I could only reach my NYSUT lawyer through the NYSUT office, that is... when it was open, which meant that I had to call when the office was open, even just to leave a message. The recording said that if you know the '3 digit code' of the person you are trying to reach, please enter it now. As a client, I asked my lawyer for her 3 digit code. Her response was, "Uh, what do you need it for? Has there been a gap in our communication?" "Yes,as a matter of fact. I called you five days ago and this is the first time you have returned my call." "Well...Is there a problem with that? I am very busy."(doesn't want to be bothered)"Yes, there are times when I would like to be able to leave you a message." Her response was, "I think that we've been emailing just fine, don't you?" "No". (Obviously I wouldn't be asking for your code if I was able to reach you, idiot).
After several months of sending emails with scant response from my lawyer,I was beginning to get nervous. When she called me on a Sunday night at 10pm on the last day of spring break, I asked her again for an alternative number. Again, she refused to give me one. Her excuse was that she'd had trouble in the past with clients(teachers) calling her at all hours of the night and had reservations about ever giving out her cell phone number to a teacher again...(I wondered if that reservation included calling her clients on a Sunday night at 10pm.)
When I asked what concerns she had, she responded that she'd rather not divulge that information, and... "Is this the reason you called me?- to pick a fight?"
My paranoid NYSUT lawyer wouldn't allow anyone to sit in on my meetings with her. I found it unusual that I couldn't be accompanied by someone, anyone of my own choosing. Her reason was that she had not established 'confidentiality' with that person. (They were my support system stupid, not yours.)

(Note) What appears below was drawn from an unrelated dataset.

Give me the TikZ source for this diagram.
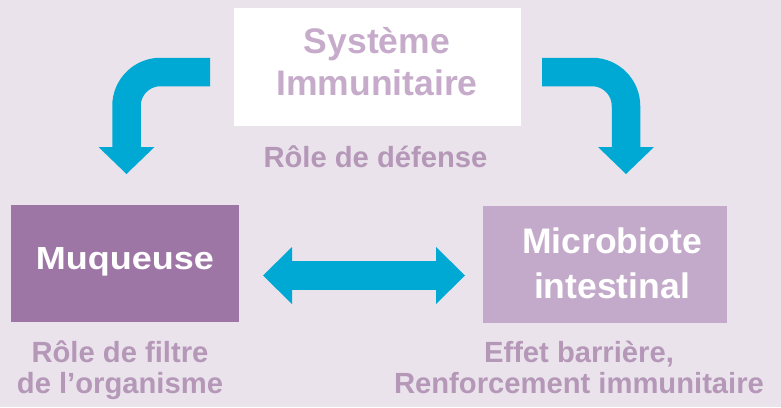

Before our third meeting, I asked my lawyer why she wouldn't allow me to bring someone in with me for support. Her response was that she didn't feel 'comfortable'. I said that, "It's not about 'you' feeling comfortable. I am the client. This is my case. I am choosing to bring this person in. I trust this person". As a client, I should be able to bring in anyone that I want. (Shouldn't I?) Her response was, "Well, what do you know about lawyers? How much experience have you had with lawyers anyway?"
Does this sound professional to you?
It started to become very clear to me that my DOE-(oops!)NYSUT lawyer was not working in my best interest when she divulged private information to my Chapter Leader without my permission. It seemed that she- my lawyer, needed assurance that the events I had described to her actually occurred the way that I described them. Who was breaching client-lawyer confidentiality now?
My NYSUT lawyer was completely overwhelmed with too many cases and it was adversely affecting the preparation of my hearing. As the amount of documents that I submitted to her grew, so did her disorganization. Each time that I met with her, it was like starting from square one. As we were going through the documents I had submitted to her at previous meetings, I came across one that didn't seem familiar. As I began to read it aloud, her response was, "Oh that's not yours", grabbing it out of my hand. "I was wondering where that document was! I don't know how that paper got in there". That document, that 'confidential document', was from another teacher's case that she was working on. I began to wonder how many of my documents had been mixed up or 'fallen' somewhere that they shouldn't be... And she was the one concerned about "confidentiality?".
It was obvious that my lawyer had her own set of rules which she felt didn't apply to her. I had no confidence that she was working for me and not the DOE or some other ultimate plan. Three weeks before my hearing, I fired my DOE-oops! 'NYSUT' lawyer and hired a private one. I believe that it was the best decision that I have ever made. There was no doubt that the new lawyer had the experience and knowledge that the NYSUT lawyer was clearly lacking. He was one step ahead of the DOE and UFT's tricks which I believe included assigning me a ridiculous and severely inept NYSUT lawyer.